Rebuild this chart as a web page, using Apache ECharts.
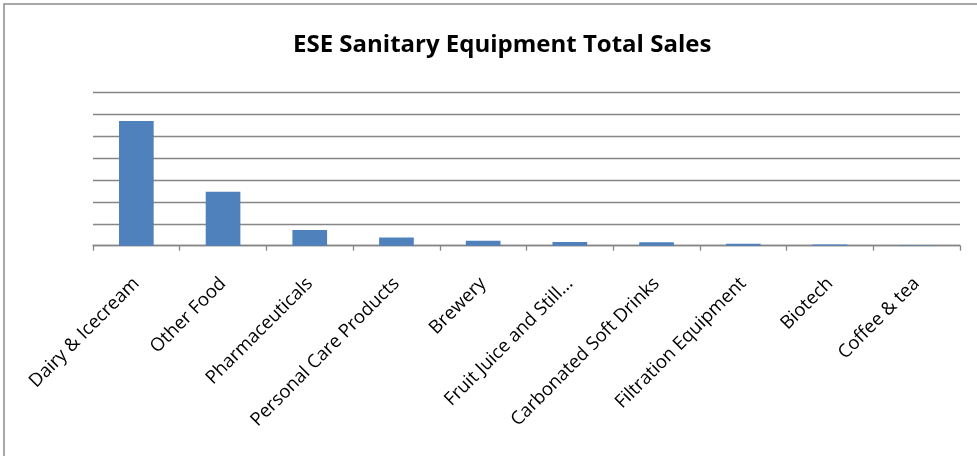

* * *

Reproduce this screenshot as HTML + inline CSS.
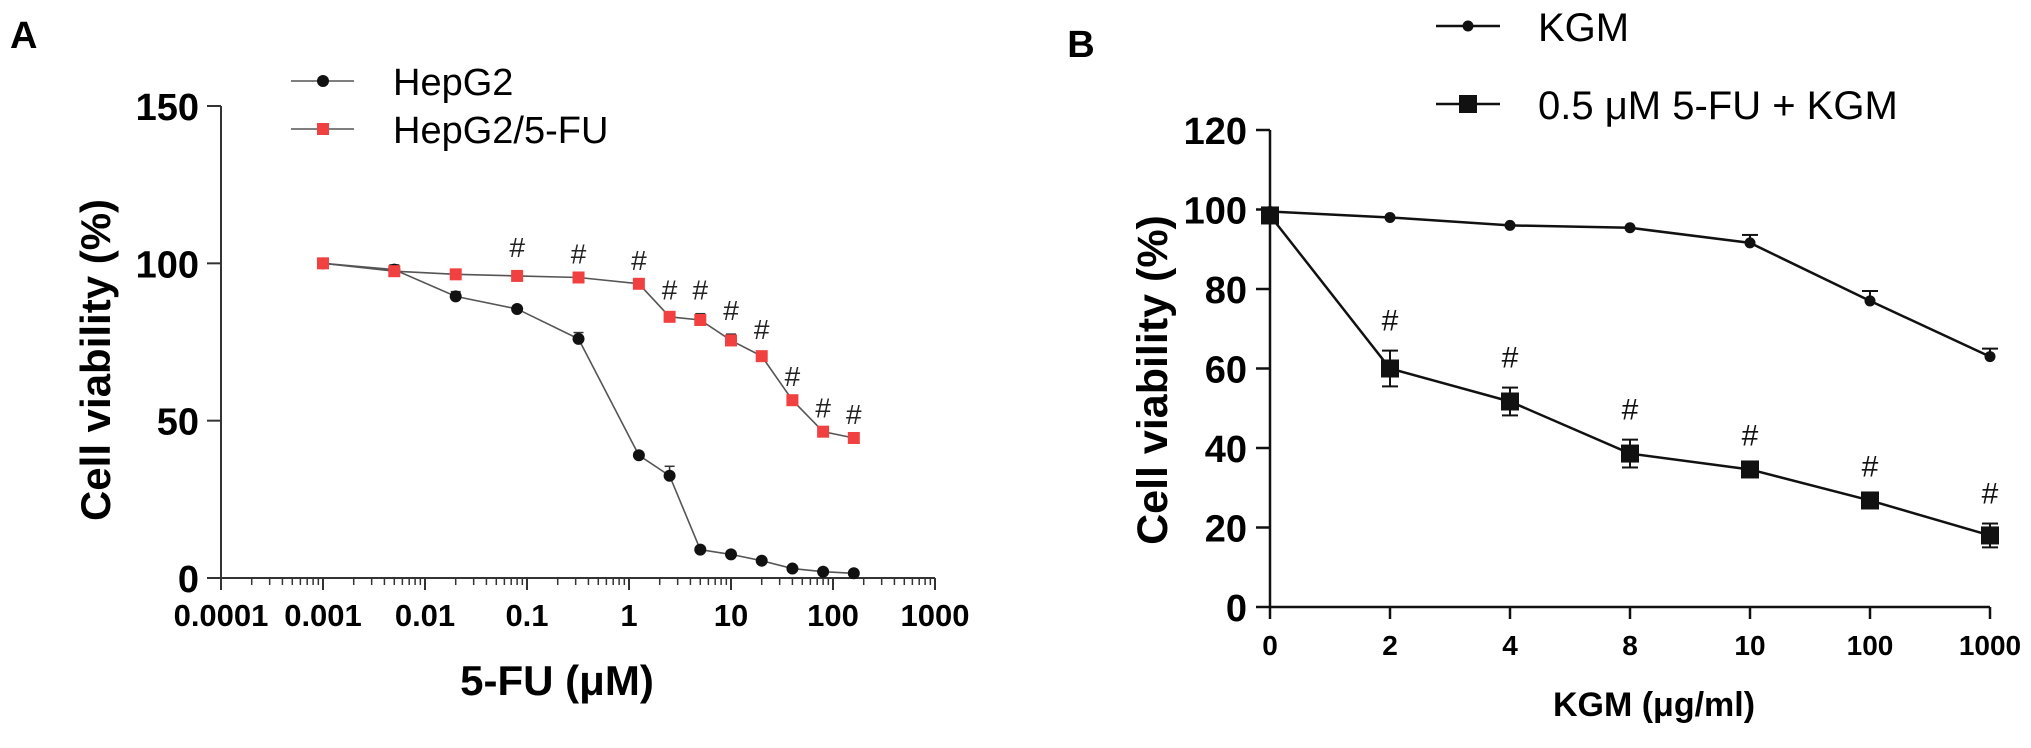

==

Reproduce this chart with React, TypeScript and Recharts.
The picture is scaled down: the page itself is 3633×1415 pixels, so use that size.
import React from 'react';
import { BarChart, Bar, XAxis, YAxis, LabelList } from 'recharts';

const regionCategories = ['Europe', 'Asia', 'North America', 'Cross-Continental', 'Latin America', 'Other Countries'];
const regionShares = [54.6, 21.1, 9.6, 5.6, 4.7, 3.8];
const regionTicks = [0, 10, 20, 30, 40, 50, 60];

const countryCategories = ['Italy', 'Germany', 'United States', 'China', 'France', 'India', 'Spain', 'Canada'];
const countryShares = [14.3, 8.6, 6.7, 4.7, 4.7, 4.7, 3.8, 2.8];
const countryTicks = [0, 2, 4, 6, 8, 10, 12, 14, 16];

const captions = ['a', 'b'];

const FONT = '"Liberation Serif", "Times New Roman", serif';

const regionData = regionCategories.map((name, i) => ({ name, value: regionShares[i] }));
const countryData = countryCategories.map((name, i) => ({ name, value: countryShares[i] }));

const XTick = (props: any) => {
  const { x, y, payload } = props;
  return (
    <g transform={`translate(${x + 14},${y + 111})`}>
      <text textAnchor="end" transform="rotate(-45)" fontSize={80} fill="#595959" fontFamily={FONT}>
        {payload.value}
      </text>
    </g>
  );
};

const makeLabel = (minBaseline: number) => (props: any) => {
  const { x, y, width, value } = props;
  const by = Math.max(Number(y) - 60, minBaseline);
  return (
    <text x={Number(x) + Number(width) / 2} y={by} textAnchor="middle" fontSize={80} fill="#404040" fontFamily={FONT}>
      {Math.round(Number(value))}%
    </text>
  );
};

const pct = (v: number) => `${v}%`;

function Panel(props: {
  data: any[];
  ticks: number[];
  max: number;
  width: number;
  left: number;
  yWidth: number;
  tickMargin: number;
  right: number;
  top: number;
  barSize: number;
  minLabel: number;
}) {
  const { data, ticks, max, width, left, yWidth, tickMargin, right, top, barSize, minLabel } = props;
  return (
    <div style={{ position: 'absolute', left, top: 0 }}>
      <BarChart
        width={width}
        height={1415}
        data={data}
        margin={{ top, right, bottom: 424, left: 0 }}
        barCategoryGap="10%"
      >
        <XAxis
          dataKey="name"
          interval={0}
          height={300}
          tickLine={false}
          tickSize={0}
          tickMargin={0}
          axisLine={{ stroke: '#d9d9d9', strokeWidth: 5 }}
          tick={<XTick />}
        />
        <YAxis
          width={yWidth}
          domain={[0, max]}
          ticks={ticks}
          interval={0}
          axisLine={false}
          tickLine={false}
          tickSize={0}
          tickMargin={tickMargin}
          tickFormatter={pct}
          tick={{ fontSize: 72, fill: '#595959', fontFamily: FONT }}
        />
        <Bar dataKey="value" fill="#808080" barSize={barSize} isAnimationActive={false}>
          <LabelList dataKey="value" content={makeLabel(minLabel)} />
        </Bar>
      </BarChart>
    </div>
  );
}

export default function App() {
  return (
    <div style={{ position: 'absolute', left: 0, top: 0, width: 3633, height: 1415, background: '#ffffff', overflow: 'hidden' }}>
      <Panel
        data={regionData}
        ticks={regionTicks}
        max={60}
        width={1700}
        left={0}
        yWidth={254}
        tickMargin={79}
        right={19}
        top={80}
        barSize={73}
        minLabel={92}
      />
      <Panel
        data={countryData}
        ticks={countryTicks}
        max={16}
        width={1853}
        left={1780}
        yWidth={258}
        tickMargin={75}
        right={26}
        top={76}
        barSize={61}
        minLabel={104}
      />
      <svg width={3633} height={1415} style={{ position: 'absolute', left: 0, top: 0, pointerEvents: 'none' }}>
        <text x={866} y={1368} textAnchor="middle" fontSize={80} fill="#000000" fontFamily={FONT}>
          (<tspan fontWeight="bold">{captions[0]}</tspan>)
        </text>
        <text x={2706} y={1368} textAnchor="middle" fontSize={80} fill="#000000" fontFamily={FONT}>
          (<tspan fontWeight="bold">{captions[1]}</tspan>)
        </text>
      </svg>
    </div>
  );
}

The exercise
Only the lines from the one holding "The picture is" through the one holding "XAxis, YAxis, LabelList" are wanted; retype them exactly.

Reply to the task
The picture is scaled down: the page itself is 3633×1415 pixels, so use that size.
import React from 'react';
import { BarChart, Bar, XAxis, YAxis, LabelList } from 'recharts';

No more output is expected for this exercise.